* _PROBLEM TO WORK ON_
Restate word for word the lines beginning at the one that contains "Output the web" and ending at the one that contains "const yTicks = [0, 20, 40, 60];"; include both and nothing else.

* _DATASET EXTRACT_
»»
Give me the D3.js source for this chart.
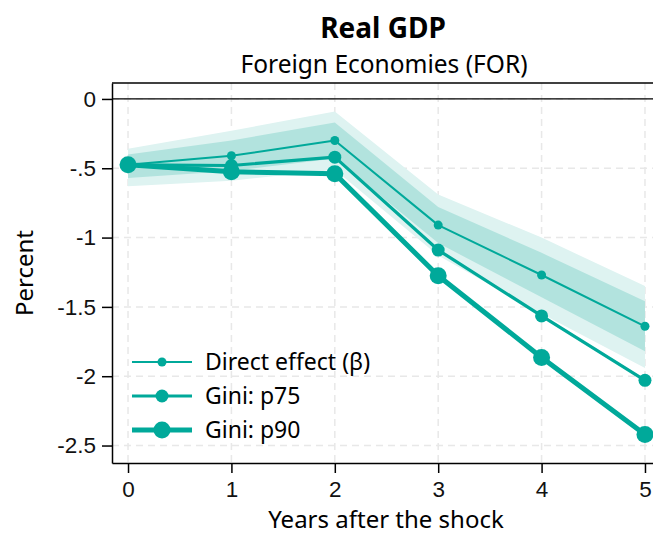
««
»»
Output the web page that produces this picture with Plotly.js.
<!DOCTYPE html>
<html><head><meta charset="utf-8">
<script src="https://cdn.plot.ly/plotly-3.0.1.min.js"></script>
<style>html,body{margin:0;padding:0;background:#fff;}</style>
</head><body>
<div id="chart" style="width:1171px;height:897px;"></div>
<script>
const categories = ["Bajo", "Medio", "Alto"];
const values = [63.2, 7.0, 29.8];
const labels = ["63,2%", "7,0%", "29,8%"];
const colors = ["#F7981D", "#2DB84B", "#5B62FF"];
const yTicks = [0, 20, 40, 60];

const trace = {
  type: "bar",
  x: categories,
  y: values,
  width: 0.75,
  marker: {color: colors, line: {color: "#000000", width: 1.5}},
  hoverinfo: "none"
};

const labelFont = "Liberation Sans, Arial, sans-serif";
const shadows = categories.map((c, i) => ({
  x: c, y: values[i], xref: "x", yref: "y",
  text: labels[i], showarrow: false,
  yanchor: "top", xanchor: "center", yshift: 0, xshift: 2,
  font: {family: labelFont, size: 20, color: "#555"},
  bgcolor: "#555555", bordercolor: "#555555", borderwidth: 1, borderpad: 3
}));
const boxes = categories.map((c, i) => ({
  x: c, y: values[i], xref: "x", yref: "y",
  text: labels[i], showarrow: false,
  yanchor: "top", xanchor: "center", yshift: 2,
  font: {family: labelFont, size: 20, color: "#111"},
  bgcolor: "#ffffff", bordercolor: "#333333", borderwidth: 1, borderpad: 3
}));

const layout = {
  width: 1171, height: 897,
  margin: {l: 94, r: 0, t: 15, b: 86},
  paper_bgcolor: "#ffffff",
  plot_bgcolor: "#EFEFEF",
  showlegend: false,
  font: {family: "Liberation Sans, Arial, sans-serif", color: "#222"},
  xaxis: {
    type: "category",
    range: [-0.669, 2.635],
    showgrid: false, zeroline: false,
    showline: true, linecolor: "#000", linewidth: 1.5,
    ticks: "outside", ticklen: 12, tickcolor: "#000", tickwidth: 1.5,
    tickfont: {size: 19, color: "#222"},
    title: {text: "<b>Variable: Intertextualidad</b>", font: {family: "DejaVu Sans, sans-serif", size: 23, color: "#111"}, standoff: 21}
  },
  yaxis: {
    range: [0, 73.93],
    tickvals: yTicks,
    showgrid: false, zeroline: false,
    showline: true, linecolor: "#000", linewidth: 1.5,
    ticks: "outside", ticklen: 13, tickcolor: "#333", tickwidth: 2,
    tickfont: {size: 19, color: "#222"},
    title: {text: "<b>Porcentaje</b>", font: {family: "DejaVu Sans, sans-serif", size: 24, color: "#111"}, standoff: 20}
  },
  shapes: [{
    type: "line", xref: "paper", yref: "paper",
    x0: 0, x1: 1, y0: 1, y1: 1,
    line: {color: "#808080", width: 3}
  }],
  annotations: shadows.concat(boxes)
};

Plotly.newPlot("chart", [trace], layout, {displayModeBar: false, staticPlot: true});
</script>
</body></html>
««
* _SOLUTION TO THE PROBLEM_
Output the web page that produces this picture with Plotly.js.
<!DOCTYPE html>
<html><head><meta charset="utf-8">
<script src="https://cdn.plot.ly/plotly-3.0.1.min.js"></script>
<style>html,body{margin:0;padding:0;background:#fff;}</style>
</head><body>
<div id="chart" style="width:1171px;height:897px;"></div>
<script>
const categories = ["Bajo", "Medio", "Alto"];
const values = [63.2, 7.0, 29.8];
const labels = ["63,2%", "7,0%", "29,8%"];
const colors = ["#F7981D", "#2DB84B", "#5B62FF"];
const yTicks = [0, 20, 40, 60];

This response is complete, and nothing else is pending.